▶ GOAL:
Where a line in the listing contains the string "produces", copy that line out.

Entries with chart source code:
* start *

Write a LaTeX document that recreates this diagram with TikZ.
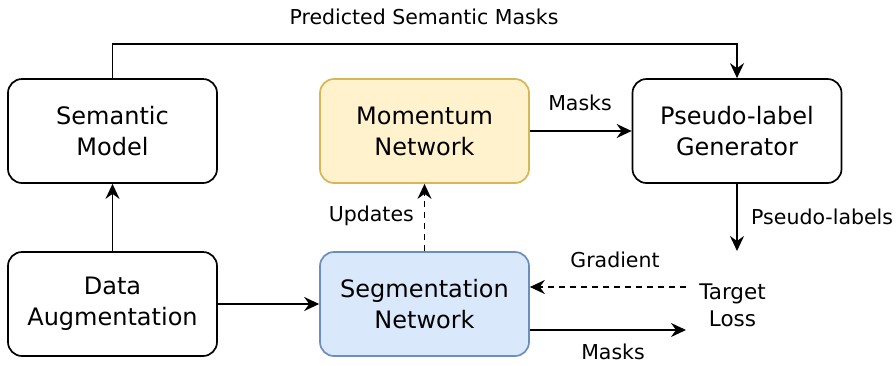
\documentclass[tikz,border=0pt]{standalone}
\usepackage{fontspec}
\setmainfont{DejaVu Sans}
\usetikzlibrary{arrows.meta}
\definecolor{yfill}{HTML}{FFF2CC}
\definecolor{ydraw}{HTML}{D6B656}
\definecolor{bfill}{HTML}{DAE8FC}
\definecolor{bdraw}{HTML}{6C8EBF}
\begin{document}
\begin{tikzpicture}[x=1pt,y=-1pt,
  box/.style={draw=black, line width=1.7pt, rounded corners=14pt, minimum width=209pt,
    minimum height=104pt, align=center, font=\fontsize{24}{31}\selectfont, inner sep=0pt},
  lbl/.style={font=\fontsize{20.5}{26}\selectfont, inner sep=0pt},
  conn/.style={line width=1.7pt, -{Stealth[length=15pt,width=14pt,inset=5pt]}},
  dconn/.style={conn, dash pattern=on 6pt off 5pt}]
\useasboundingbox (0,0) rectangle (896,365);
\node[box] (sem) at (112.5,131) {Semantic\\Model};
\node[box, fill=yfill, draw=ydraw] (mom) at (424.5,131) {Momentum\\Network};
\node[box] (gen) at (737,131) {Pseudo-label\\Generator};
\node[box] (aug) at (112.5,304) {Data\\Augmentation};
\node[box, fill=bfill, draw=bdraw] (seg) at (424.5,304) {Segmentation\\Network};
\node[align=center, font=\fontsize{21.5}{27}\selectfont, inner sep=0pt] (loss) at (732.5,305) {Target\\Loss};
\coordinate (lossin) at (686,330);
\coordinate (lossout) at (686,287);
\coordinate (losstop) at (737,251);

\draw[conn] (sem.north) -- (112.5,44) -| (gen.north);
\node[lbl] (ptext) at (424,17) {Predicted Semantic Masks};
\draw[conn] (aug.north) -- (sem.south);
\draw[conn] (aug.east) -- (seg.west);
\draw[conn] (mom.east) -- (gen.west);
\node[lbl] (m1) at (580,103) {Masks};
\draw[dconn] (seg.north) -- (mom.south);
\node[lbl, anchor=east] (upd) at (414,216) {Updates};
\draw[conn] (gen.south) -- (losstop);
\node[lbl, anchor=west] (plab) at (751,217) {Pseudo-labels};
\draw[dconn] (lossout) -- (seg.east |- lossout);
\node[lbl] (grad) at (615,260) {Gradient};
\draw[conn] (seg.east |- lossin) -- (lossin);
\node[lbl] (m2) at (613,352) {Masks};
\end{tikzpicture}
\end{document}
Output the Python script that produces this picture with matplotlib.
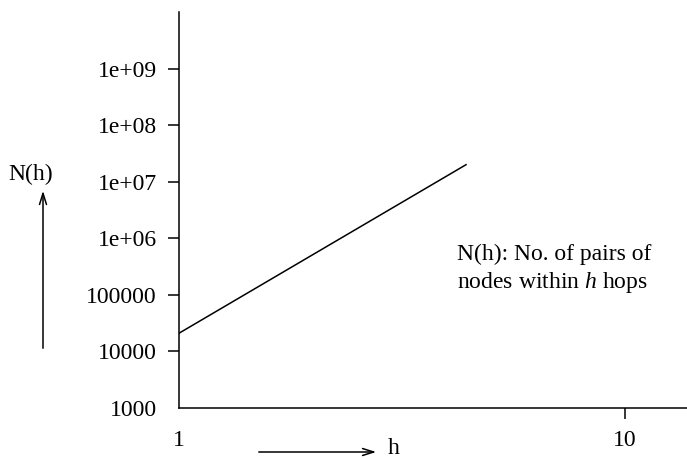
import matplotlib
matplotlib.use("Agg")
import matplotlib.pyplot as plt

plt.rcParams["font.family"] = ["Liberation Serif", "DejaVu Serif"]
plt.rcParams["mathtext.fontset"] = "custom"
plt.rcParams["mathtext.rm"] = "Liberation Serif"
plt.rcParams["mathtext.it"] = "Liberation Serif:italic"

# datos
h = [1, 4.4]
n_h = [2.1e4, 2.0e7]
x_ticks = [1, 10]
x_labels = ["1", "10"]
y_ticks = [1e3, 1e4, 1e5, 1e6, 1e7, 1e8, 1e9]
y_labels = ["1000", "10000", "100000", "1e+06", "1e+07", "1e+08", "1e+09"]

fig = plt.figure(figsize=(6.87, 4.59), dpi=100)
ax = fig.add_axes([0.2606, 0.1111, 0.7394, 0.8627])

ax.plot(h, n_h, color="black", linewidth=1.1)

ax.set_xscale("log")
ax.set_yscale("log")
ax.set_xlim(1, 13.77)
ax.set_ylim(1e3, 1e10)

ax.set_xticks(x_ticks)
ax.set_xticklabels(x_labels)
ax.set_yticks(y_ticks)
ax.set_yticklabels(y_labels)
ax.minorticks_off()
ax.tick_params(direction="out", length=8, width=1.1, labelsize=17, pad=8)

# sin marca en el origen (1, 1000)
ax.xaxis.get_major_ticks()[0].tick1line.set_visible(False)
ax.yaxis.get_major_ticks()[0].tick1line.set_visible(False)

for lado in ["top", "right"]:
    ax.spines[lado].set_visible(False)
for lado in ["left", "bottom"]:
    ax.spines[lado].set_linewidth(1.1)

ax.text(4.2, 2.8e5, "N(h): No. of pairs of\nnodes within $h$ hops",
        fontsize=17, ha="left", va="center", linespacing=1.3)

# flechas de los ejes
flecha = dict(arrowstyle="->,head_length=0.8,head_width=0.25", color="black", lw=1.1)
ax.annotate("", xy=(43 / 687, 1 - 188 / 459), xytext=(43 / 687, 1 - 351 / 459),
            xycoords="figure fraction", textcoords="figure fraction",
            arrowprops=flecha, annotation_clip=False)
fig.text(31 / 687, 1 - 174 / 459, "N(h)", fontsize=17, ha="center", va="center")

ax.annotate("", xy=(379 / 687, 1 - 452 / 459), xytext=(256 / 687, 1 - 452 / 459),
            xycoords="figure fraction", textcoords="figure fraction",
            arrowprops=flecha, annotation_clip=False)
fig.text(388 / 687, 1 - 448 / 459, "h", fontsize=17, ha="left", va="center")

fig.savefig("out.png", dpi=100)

* end *
* start *

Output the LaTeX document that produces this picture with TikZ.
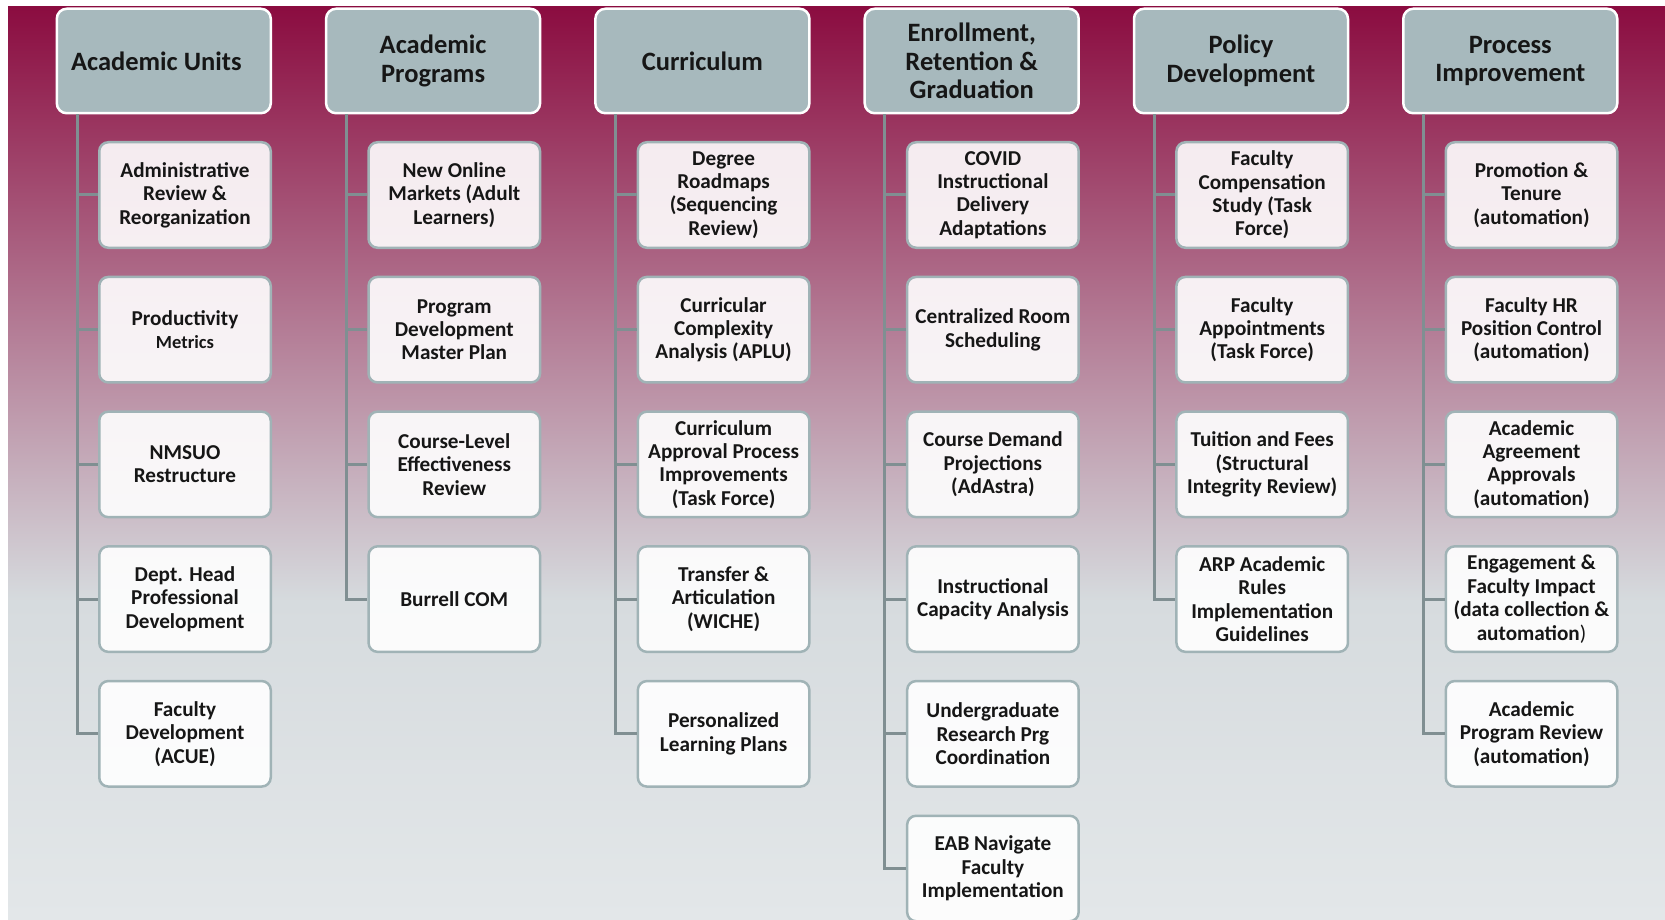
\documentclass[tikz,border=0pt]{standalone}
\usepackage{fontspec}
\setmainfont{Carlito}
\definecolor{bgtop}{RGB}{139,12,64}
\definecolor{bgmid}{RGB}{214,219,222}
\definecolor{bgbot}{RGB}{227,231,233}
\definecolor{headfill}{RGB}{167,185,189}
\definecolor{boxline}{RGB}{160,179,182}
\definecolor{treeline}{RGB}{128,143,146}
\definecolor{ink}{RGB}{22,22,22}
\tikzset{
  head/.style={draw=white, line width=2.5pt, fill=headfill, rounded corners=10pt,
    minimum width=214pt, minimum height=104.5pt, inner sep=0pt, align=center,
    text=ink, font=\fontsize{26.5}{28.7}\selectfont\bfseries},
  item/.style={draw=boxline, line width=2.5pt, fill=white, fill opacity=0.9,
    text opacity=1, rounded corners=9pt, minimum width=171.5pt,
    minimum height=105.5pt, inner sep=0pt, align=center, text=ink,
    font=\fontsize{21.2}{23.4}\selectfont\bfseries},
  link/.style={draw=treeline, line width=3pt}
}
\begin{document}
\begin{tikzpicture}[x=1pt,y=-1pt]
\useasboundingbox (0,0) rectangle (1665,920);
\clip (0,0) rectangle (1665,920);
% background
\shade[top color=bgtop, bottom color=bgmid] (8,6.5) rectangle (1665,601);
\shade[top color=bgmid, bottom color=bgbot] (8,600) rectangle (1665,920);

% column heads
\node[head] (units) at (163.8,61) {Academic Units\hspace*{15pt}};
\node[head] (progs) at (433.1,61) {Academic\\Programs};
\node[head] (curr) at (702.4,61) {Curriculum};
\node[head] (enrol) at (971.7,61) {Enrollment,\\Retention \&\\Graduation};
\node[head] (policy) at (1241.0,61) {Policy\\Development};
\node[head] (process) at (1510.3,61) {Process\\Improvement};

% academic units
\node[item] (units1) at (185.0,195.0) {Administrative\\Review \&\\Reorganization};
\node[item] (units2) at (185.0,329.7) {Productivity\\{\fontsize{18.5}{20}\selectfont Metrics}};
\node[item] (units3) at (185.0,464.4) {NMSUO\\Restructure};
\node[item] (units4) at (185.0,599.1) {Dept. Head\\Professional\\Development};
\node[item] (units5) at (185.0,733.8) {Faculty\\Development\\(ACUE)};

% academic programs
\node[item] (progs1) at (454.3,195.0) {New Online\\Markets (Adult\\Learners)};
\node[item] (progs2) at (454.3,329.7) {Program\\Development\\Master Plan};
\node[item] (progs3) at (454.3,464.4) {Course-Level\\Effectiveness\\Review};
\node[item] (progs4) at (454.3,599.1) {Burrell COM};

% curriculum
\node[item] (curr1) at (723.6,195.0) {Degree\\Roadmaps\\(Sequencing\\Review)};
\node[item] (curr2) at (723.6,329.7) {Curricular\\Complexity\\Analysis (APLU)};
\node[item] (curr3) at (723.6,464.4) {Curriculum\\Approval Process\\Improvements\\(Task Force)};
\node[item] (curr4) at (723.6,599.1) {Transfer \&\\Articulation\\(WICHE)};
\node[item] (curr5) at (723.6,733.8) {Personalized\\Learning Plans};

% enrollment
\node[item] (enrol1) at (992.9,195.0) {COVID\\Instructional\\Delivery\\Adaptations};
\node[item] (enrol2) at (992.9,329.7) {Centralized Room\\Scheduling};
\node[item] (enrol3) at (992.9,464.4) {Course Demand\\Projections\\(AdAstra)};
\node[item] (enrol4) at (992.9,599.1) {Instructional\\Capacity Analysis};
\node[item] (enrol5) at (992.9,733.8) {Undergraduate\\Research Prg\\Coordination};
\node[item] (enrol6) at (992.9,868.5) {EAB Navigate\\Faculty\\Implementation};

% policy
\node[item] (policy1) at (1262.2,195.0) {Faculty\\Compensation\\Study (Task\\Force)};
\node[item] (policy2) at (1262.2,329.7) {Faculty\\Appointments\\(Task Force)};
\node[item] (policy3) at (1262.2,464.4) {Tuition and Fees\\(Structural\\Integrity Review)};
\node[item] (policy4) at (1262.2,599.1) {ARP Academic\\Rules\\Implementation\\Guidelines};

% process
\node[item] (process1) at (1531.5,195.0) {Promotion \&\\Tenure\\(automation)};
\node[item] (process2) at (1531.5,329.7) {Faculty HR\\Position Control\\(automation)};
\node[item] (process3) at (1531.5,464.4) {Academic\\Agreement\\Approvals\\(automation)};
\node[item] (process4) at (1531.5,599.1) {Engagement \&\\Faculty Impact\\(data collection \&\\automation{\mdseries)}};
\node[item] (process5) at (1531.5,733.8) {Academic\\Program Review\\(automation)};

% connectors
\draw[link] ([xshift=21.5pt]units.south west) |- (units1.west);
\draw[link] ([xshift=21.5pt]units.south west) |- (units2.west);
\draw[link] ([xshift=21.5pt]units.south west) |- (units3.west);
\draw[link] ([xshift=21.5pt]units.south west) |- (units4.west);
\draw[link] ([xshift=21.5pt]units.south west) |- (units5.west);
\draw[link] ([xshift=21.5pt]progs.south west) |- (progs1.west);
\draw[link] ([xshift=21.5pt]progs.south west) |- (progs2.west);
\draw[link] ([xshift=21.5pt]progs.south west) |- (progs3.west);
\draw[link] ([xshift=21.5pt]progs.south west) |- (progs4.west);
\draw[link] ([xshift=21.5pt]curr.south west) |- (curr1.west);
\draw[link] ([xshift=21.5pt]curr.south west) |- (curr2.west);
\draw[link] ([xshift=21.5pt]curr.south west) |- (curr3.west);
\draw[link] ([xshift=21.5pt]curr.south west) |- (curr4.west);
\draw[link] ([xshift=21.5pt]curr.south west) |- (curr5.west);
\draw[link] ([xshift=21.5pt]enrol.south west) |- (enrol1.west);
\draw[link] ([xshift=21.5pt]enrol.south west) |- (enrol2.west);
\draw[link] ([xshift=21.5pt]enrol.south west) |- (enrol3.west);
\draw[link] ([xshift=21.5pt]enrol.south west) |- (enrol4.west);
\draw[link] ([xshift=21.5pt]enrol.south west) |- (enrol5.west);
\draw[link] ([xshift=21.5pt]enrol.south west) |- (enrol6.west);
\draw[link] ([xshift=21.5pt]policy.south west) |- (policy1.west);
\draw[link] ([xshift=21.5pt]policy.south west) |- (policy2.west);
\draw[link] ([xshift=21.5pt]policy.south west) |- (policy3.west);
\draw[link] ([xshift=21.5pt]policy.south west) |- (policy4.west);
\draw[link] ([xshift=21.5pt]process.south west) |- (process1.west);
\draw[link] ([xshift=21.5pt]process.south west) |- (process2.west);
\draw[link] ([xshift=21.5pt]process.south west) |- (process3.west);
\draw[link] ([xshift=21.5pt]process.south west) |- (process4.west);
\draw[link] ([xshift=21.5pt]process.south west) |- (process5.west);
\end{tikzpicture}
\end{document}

* end *

▶ THE ANSWER:
Output the Python script that produces this picture with matplotlib.
Output the LaTeX document that produces this picture with TikZ.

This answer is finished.